One of the hardest things for first-generation college-goers is responding to family and friends back home. While they are no doubt proud of you, they also may not understand the life and work of college, especially at the graduate school level.

“There’s a lot of translational work we need to do with families about not only the 'what' we are doing, but the 'why,'” Jack says. “Sometimes you have to forgive family for maybe feeling a little resentment that you are doing the exact thing that they are most proud of and wanted you to do in the first place. There's a lot of conversations that need to happen to demystify what you are doing. That can be hard, as you don’t always know what is going on around you to figure out how to explain it to someone else.”

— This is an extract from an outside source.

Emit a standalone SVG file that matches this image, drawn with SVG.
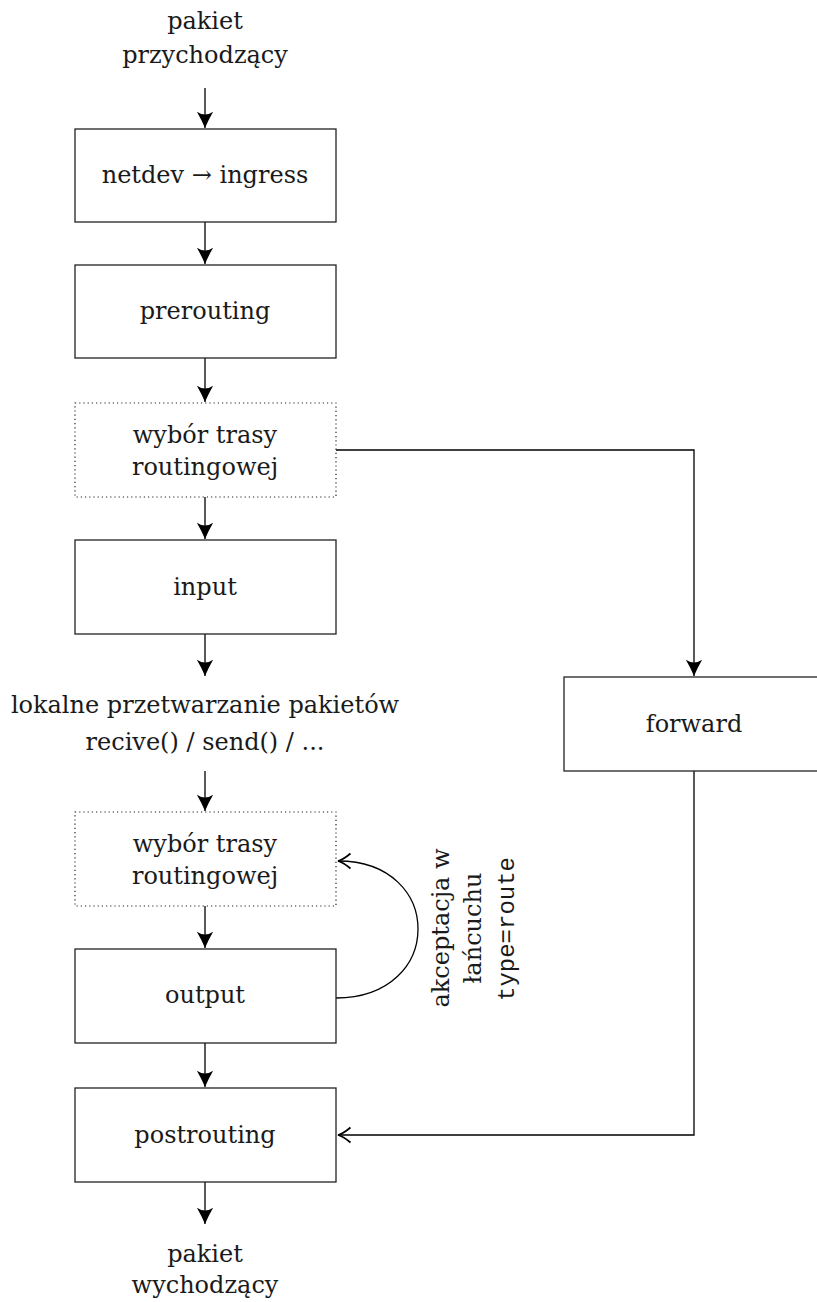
<svg xmlns="http://www.w3.org/2000/svg" width="817" height="1302" viewBox="0 0 817 1302">
<style>
.t{font-family:"DejaVu Serif","Liberation Serif",serif;font-size:24px;fill:#1a1a1a;text-anchor:middle}
.m{font-family:"Liberation Mono","DejaVu Sans Mono",monospace;font-size:24px;fill:#1a1a1a;text-anchor:middle}
.b{fill:#fff;stroke:#222;stroke-width:1.3}
.d{fill:#fff;stroke:#222;stroke-width:1.2;stroke-dasharray:1.2 3}
.c{fill:none;stroke:#000;stroke-width:1.3}
</style>
<defs>
<marker id="st" markerUnits="userSpaceOnUse" markerWidth="20" markerHeight="20" viewBox="-14 -8 16 16" refX="0" refY="0" orient="auto">
<path d="M0,0 Q-6,-2.5 -13,-6.5 Q-8.5,0 -13,6.5 Q-6,2.5 0,0 Z" fill="#000"/>
</marker>
<marker id="op" markerUnits="userSpaceOnUse" markerWidth="20" markerHeight="20" viewBox="-14 -8 16 16" refX="0" refY="0" orient="auto">
<path d="M-10,-6 Q-4,-1 0,0 Q-4,1 -10,6" fill="none" stroke="#000" stroke-width="1.4"/>
</marker>
</defs>
<g id="connectors">
<path class="c" d="M205,88 V128" marker-end="url(#st)"/>
<path class="c" d="M205,222 V264" marker-end="url(#st)"/>
<path class="c" d="M205,358 V402" marker-end="url(#st)"/>
<path class="c" d="M205,497 V539" marker-end="url(#st)"/>
<path class="c" d="M205,634 V676" marker-end="url(#st)"/>
<path class="c" d="M205,771 V811" marker-end="url(#st)"/>
<path class="c" d="M205,906 V948" marker-end="url(#st)"/>
<path class="c" d="M205,1043 V1087" marker-end="url(#st)"/>
<path class="c" d="M205,1182 V1224" marker-end="url(#st)"/>
<path class="c" d="M336,450 H694 V676" marker-end="url(#st)"/>
<path class="c" d="M694,771 V1135 H338" marker-end="url(#op)"/>
<path class="c" d="M336,998 C445,998 445,861 338,861" marker-end="url(#op)"/>
</g>
<g id="in-label">
<text class="t" x="205" y="29">pakiet</text>
<text class="t" x="205" y="63">przychodzący</text>
</g>
<g id="ingress">
<rect class="b" x="75" y="129" width="261" height="93"/>
<text class="t" x="205" y="183">netdev → ingress</text>
</g>
<g id="prerouting">
<rect class="b" x="75" y="265" width="261" height="93"/>
<text class="t" x="205" y="319">prerouting</text>
</g>
<g id="routing1">
<rect class="d" x="75" y="403" width="261" height="94"/>
<text class="t" x="205" y="443">wybór trasy</text>
<text class="t" x="205" y="475">routingowej</text>
</g>
<g id="input">
<rect class="b" x="75" y="540" width="261" height="94"/>
<text class="t" x="205" y="595">input</text>
</g>
<g id="local">
<text class="t" x="205" y="713">lokalne przetwarzanie pakietów</text>
<text class="t" x="205" y="750">recive() / send() / ...</text>
</g>
<g id="forward">
<rect class="b" x="564" y="677" width="261" height="94"/>
<text class="t" x="694" y="732">forward</text>
</g>
<g id="routing2">
<rect class="d" x="75" y="812" width="261" height="94"/>
<text class="t" x="205" y="852">wybór trasy</text>
<text class="t" x="205" y="884">routingowej</text>
</g>
<g id="output">
<rect class="b" x="75" y="949" width="261" height="94"/>
<text class="t" x="205" y="1003">output</text>
</g>
<g id="accept-label">
<text class="t" transform="translate(449,928) rotate(-90)">akceptacja w</text>
<text class="t" transform="translate(481,928) rotate(-90)">łańcuchu</text>
<text class="m" transform="translate(514,929) rotate(-90)">type=route</text>
</g>
<g id="postrouting">
<rect class="b" x="75" y="1088" width="261" height="94"/>
<text class="t" x="205" y="1143">postrouting</text>
</g>
<g id="out-label">
<text class="t" x="205" y="1262">pakiet</text>
<text class="t" x="205" y="1293">wychodzący</text>
</g>
</svg>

“There’s a lot of translational work we need to do with families about not only the 'what' we are doing but the 'why,'” Jack says. “... That can be hard, as you don’t always know what is going on around you to figure out how to explain it to someone else.”

Take care of you

A proponent of the importance of self-care, Jack acknowledges that many first-generation students struggle to straddle college life and obligations or challenges back at home. They may feel overtaxed on both fronts. He advises students to make time for themselves — and to set the boundaries they need in order to ensure their own wellness. “Take care of yourself, so that when you get to higher ground, you can do more for your family than when you are struggling and climbing yourself,” he says. Figure out what you need to succeed, and keep the long view in mind, he says.  

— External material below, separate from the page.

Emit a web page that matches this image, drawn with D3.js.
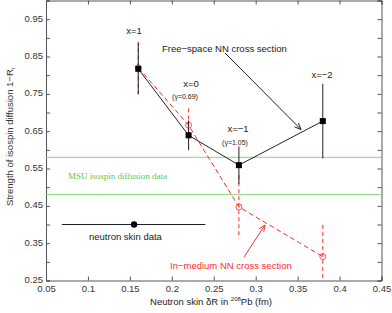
<!DOCTYPE html>
<meta charset="utf-8">
<style>
body { margin: 0; background: white; }
</style>
<body>
<script src="https://cdn.jsdelivr.net/npm/d3@7"></script>
<script>
// free-space NN cross section (black squares)
var freeX = [0.16, 0.22, 0.28, 0.38],
    freeY = [0.817, 0.639, 0.559, 0.677],
    freeErr = [0.069, 0.04, 0.05, 0.1];

// in-medium NN cross section (red circles)
var medX = [0.16, 0.22, 0.28, 0.38],
    medY = [0.82, 0.666, 0.447, 0.314],
    medErr = [0.07, 0.045, 0.085, 0.085];

// MSU isospin diffusion band
var msuBand = [0.48, 0.58];

// neutron skin data point
var skin = {x: 0.155, y: 0.40, lo: 0.069, hi: 0.24};

var xTicks = [0.05, 0.1, 0.15, 0.2, 0.25, 0.3, 0.35, 0.4, 0.45],
    yTicks = [0.25, 0.35, 0.45, 0.55, 0.65, 0.75, 0.85, 0.95],
    yMinor = d3.range(0.25, 1.0001, 0.05);

var width = 392, height = 313,
    margin = {top: 0.5, right: 10.5, bottom: 32.5, left: 46};

var sans = "Liberation Sans, Arial, sans-serif";

var x = d3.scaleLinear().domain([0.05, 0.45]).range([margin.left, width - margin.right]);
var y = d3.scaleLinear().domain([0.25, 1.0]).range([height - margin.bottom, margin.top]);

var svg = d3.select("body").append("svg")
    .attr("width", width)
    .attr("height", height)
    .style("font-family", sans);

svg.append("defs").append("clipPath").attr("id", "clip")
  .append("rect")
    .attr("x", x(0.05)).attr("y", y(1.0))
    .attr("width", x(0.45) - x(0.05)).attr("height", y(0.25) - y(1.0));

var green = "#84d97a", red = "#ff2a2a";

// axes with inward ticks
svg.append("g").attr("transform", "translate(0," + y(0.25) + ")")
    .call(d3.axisBottom(x).tickValues(xTicks).tickSize(-4).tickPadding(5).tickFormat(d3.format("")));
svg.append("g").attr("transform", "translate(0," + y(1.0) + ")")
    .call(d3.axisTop(x).tickValues(xTicks).tickSize(-4).tickFormat(""));
svg.append("g").attr("transform", "translate(" + x(0.05) + ",0)")
    .call(d3.axisLeft(y).tickValues(yMinor).tickSize(-4).tickPadding(3)
      .tickFormat(function(d) {
        var s = d3.format(".2f")(d);
        return yTicks.some(function(t) { return Math.abs(t - d) < 1e-6; }) ? s : "";
      }))
  .selectAll(".tick text").attr("dy", "0.2em");
svg.append("g").attr("transform", "translate(" + x(0.45) + ",0)")
    .call(d3.axisRight(y).tickValues(yMinor).tickSize(-4).tickFormat(""));

svg.selectAll(".domain").attr("stroke", "#555");
svg.selectAll(".tick line").attr("stroke", "#555");
svg.selectAll(".tick text").attr("font-size", 9.5).attr("fill", "#333")
    .attr("font-family", sans);

// axis titles
var xl = svg.append("text")
    .attr("x", 211).attr("y", 305)
    .attr("text-anchor", "middle")
    .attr("font-size", 9.5).attr("fill", "#222");
xl.append("tspan").text("Neutron skin δR in ");
xl.append("tspan").attr("font-size", 6).attr("dy", -4).text("208");
xl.append("tspan").attr("dy", 4).text("Pb (fm)");

var yl = svg.append("text")
    .attr("transform", "translate(13," + 137 + ") rotate(-90)")
    .attr("text-anchor", "middle")
    .attr("font-size", 9.5).attr("fill", "#333");
yl.append("tspan").text("Strength of isospin diffusion 1−R");
yl.append("tspan").attr("font-size", 6).attr("dy", 2).text("i");

var plot = svg.append("g").attr("clip-path", "url(#clip)");

// MSU band lines
plot.selectAll(".msu").data(msuBand).enter().append("line")
    .attr("x1", x(0.05)).attr("x2", x(0.45))
    .attr("y1", function(d) { return y(d); }).attr("y2", function(d) { return y(d); })
    .attr("stroke", green).attr("stroke-width", 1);

svg.append("text").attr("x", 68).attr("y", 179)
    .style("font-family", "Liberation Serif, Times New Roman, serif")
    .attr("font-size", 9).attr("fill", "#5cc84e")
    .text("MSU isospin diffusion data");

// in-medium (red, dashed)
var medPts = medX.map(function(d, i) { return [d, medY[i], medErr[i]]; });
plot.selectAll(".medErr").data(medPts).enter().append("line")
    .attr("x1", function(d) { return x(d[0]); }).attr("x2", function(d) { return x(d[0]); })
    .attr("y1", function(d) { return y(d[1] + d[2]); }).attr("y2", function(d) { return y(d[1] - d[2]); })
    .attr("stroke", red).attr("stroke-dasharray", "4,3");
plot.append("path")
    .datum(medPts)
    .attr("d", d3.line().x(function(d) { return x(d[0]); }).y(function(d) { return y(d[1]); }))
    .attr("fill", "none").attr("stroke", red).attr("stroke-dasharray", "5,3");
plot.selectAll(".medPt").data(medPts).enter().append("circle")
    .attr("cx", function(d) { return x(d[0]); }).attr("cy", function(d) { return y(d[1]); })
    .attr("r", 3).attr("fill", "none").attr("stroke", red).attr("stroke-width", 0.8);

// free-space (black)
var freePts = freeX.map(function(d, i) { return [d, freeY[i], freeErr[i]]; });
plot.selectAll(".freeErr").data(freePts).enter().append("line")
    .attr("x1", function(d) { return x(d[0]); }).attr("x2", function(d) { return x(d[0]); })
    .attr("y1", function(d) { return y(d[1] + d[2]); }).attr("y2", function(d) { return y(d[1] - d[2]); })
    .attr("stroke", "#222");
plot.append("path")
    .datum(freePts)
    .attr("d", d3.line().x(function(d) { return x(d[0]); }).y(function(d) { return y(d[1]); }))
    .attr("fill", "none").attr("stroke", "#222");
plot.selectAll(".freePt").data(freePts).enter().append("rect")
    .attr("x", function(d) { return x(d[0]) - 3; }).attr("y", function(d) { return y(d[1]) - 3; })
    .attr("width", 6).attr("height", 6).attr("fill", "#000");

// neutron skin data
plot.append("line")
    .attr("x1", x(skin.lo)).attr("x2", x(skin.hi))
    .attr("y1", y(skin.y)).attr("y2", y(skin.y))
    .attr("stroke", "#222");
plot.append("circle")
    .attr("cx", x(skin.x)).attr("cy", y(skin.y)).attr("r", 3.2).attr("fill", "#000");
svg.append("text").attr("x", 89).attr("y", 239.5)
    .attr("font-size", 9.5).attr("fill", "#222").text("neutron skin data");

// labels
function label(t, lx, ly, size, anchor) {
  return svg.append("text").attr("x", lx).attr("y", ly)
      .attr("font-size", size).attr("fill", "#222")
      .attr("text-anchor", anchor || "middle").text(t);
}
label("x=1", 134, 33.5, 9.5);
label("x=0", 191, 86.5, 9.5);
label("(γ=0.69)", 185, 99, 7);
label("x=−1", 238, 131.5, 9.5);
label("(γ=1.05)", 235, 144.5, 7);
label("x=−2", 322, 77.5, 9.5);
label("Free−space NN cross section", 162, 51.5, 9.5, "start");
label("In−medium NN cross section", 170, 269, 9.5, "start").attr("fill", red);

// arrows
function arrow(x1, y1, x2, y2, color) {
  var a = Math.atan2(y2 - y1, x2 - x1), L = 7, w = 0.4;
  svg.append("line").attr("x1", x1).attr("y1", y1).attr("x2", x2).attr("y2", y2)
      .attr("stroke", color);
  svg.append("path")
      .attr("d", "M" + (x2 - L * Math.cos(a - w)) + "," + (y2 - L * Math.sin(a - w)) +
        "L" + x2 + "," + y2 +
        "L" + (x2 - L * Math.cos(a + w)) + "," + (y2 - L * Math.sin(a + w)))
      .attr("fill", "none").attr("stroke", color);
}
arrow(225, 53, 301, 129.5, "#222");
arrow(244, 257, 265, 225, red);
</script>
</body>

It’s not networking; it’s building a network

Try not to think of networking as an effort to collect as many cards as possible or connect to hundreds of names on LinkedIn, he says. Instead Jack suggests the value of building a network with a small number of trusted people who are just as interested in your development as you are theirs. While building a network is important and valuable, so that when college ends you have someone to make a recommendation or endorsement, know that it’s about cultivating real relationships with a range of people — a peer, an alum, a faculty member, and a staff member.

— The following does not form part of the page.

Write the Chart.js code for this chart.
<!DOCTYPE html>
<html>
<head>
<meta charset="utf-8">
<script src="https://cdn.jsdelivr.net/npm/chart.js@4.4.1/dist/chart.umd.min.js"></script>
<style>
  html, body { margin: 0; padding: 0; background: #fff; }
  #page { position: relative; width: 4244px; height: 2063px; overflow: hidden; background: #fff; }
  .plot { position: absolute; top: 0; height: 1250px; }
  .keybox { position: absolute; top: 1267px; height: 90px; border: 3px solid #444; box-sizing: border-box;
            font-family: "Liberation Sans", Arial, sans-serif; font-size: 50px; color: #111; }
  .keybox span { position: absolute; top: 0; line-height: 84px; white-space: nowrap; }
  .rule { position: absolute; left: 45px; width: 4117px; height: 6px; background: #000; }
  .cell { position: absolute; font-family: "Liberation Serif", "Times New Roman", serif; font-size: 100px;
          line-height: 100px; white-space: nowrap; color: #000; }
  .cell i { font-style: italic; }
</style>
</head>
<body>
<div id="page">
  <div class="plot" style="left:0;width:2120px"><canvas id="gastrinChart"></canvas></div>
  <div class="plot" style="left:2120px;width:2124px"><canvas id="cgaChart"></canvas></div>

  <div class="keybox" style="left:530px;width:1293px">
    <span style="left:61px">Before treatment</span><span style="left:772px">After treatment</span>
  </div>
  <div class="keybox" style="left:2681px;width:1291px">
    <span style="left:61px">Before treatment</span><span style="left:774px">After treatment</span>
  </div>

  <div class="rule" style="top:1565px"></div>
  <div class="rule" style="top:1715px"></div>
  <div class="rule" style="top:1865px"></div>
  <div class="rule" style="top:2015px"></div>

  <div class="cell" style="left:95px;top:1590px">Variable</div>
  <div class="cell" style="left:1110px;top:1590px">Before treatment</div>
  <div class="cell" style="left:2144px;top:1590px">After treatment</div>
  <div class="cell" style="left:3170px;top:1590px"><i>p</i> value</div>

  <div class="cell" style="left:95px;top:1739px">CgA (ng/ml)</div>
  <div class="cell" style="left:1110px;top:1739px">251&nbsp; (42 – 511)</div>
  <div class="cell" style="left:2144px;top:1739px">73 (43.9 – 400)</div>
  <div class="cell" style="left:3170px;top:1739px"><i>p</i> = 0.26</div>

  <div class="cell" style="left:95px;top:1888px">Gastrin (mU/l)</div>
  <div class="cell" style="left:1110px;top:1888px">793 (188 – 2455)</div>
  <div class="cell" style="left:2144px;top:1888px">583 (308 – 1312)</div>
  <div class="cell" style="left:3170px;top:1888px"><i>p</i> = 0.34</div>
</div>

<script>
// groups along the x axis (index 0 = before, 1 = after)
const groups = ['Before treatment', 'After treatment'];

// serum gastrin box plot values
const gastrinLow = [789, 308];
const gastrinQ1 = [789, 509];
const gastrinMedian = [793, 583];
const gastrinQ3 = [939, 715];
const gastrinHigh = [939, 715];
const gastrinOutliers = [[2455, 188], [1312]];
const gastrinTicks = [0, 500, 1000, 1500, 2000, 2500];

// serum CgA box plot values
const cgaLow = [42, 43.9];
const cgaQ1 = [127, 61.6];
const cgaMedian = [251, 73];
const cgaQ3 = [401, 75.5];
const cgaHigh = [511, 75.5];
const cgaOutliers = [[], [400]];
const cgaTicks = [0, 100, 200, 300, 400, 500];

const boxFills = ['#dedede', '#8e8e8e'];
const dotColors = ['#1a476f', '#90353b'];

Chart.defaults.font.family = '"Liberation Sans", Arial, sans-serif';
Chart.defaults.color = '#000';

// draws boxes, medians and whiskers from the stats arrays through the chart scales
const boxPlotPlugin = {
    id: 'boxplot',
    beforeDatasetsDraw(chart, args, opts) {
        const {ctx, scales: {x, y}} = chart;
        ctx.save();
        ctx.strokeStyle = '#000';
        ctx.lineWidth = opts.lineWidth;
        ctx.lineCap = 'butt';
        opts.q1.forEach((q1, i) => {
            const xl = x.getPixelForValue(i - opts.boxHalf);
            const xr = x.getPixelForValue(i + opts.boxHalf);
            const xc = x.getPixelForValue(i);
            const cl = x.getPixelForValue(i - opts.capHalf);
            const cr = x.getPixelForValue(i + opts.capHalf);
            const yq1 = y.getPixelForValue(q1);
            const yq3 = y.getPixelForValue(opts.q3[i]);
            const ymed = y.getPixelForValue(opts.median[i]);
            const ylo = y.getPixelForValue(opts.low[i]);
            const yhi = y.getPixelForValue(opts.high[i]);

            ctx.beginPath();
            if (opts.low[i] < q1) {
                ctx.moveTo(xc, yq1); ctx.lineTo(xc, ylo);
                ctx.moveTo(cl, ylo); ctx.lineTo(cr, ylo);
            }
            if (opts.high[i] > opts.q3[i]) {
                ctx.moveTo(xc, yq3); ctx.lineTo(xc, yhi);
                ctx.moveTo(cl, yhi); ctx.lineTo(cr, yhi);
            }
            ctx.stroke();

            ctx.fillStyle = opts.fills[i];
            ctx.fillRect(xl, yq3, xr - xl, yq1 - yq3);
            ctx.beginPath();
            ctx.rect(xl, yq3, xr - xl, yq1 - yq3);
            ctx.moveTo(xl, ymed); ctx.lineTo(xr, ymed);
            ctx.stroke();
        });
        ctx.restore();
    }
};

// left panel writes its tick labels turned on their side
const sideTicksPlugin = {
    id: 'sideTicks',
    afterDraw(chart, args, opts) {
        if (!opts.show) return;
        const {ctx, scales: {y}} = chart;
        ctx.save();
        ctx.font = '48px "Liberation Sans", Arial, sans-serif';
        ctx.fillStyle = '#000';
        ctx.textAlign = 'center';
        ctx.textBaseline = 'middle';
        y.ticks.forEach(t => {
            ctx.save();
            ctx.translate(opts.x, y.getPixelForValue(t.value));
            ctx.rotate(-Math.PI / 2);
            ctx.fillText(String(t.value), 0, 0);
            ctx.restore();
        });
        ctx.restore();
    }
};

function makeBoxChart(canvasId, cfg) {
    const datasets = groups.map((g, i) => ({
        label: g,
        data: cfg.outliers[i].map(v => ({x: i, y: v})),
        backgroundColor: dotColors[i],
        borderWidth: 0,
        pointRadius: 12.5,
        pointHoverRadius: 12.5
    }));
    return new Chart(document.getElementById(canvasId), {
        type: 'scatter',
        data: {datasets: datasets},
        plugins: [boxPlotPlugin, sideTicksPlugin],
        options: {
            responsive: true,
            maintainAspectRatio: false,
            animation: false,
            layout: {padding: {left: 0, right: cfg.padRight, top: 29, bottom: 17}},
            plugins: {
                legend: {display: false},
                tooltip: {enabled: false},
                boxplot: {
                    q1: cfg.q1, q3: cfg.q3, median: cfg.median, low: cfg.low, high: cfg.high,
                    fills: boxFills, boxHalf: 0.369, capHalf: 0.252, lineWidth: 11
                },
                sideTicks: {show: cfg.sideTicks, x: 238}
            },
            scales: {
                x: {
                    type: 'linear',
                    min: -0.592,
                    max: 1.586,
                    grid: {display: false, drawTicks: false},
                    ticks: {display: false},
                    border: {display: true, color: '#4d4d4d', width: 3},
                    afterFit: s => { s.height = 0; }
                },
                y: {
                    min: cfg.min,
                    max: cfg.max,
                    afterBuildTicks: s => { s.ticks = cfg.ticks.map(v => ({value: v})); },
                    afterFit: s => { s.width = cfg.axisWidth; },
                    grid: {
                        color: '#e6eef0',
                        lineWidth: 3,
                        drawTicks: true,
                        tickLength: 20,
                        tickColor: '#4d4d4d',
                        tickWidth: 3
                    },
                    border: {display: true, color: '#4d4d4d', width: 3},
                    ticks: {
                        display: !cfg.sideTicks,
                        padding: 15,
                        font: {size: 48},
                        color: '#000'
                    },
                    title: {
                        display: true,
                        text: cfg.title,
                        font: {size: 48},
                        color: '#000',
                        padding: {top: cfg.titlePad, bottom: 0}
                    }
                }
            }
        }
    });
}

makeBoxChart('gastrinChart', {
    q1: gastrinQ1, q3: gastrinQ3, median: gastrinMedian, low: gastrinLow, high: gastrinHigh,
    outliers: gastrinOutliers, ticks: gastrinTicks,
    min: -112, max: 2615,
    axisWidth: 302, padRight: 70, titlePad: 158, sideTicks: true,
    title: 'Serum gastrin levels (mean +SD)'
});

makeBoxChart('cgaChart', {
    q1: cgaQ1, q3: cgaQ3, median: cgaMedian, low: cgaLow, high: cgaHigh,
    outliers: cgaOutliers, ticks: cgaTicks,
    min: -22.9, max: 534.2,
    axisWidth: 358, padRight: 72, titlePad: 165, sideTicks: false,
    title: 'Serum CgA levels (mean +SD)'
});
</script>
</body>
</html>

Be "unapologetically elite"

If you keep questioning whether you belong, Jack says it’s important to learn how to own your accomplishments and be “unapologetically elite.” “You have accomplished so much to be sitting in that room. Never apologize for being in the space or having the titles or positions you earn,” Jack says. “A lot of us have been made to feel like they need to second guess why they got here or why they got something, like you are an affirmative action case. Well, know that if affirmative action got you here then it won’t help you graduate. There’s no affirmative action in grades.” The next time you think about not saying your institution’s name, for fear of reprisal, remember this, Jack says: “If you put the name of your college on your resume, then put it on your lips in conversation.”

Still can’t quite shake the feeling that you don’t belong at your institution? Well, get a good mirror and start practicing your superhero pose, Jack says. Part of the process is believing in yourself by figuring out what you do well and what skills you can get better at. Then, work on it, own it, and let yourself grow.